Other experts are wary of the idea because of the troubling trend of misdiagnosis and overprescribing of medications related to ADHD. They argue that that issue should be addressed first, or at least alongside conversations about sluggish cognitive tempo.
Andrew Whitehouse, a University of Western Australia professor, previously voiced his concerns that research has yet to demonstrate people with these behaviors need the help of a health professional.
In a 2014 submission to The Conversation, Whitehouse wrote that he was wary of Barkley's association with the pharmaceutical company Eli Lilly which has funded drug trials related to sluggish cognitive tempo. He said the highest levels of scientific evidence must be met and that the field hadn't gotten there yet.

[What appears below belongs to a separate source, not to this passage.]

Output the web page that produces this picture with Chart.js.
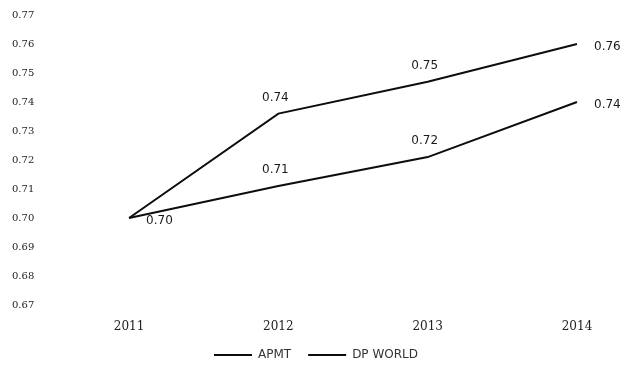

Keith McBurnett, a professor of psychiatry at the University of California, San Francisco, has co-authored several papers on sluggish cognitive tempo. He previously told The New York Times that there isn't enough evidence for consensus, but he believes it is still important to dig deeper into this area.
"These children are not the ones giving adults much trouble, so they're easy to miss," he said. "They're the daydreaming ones, the ones with work that's not turned in, leaving names off of papers or skipping questions, things like that, that impinge on grades or performance. So anything we can do to understand what's going on with these kids is a good thing."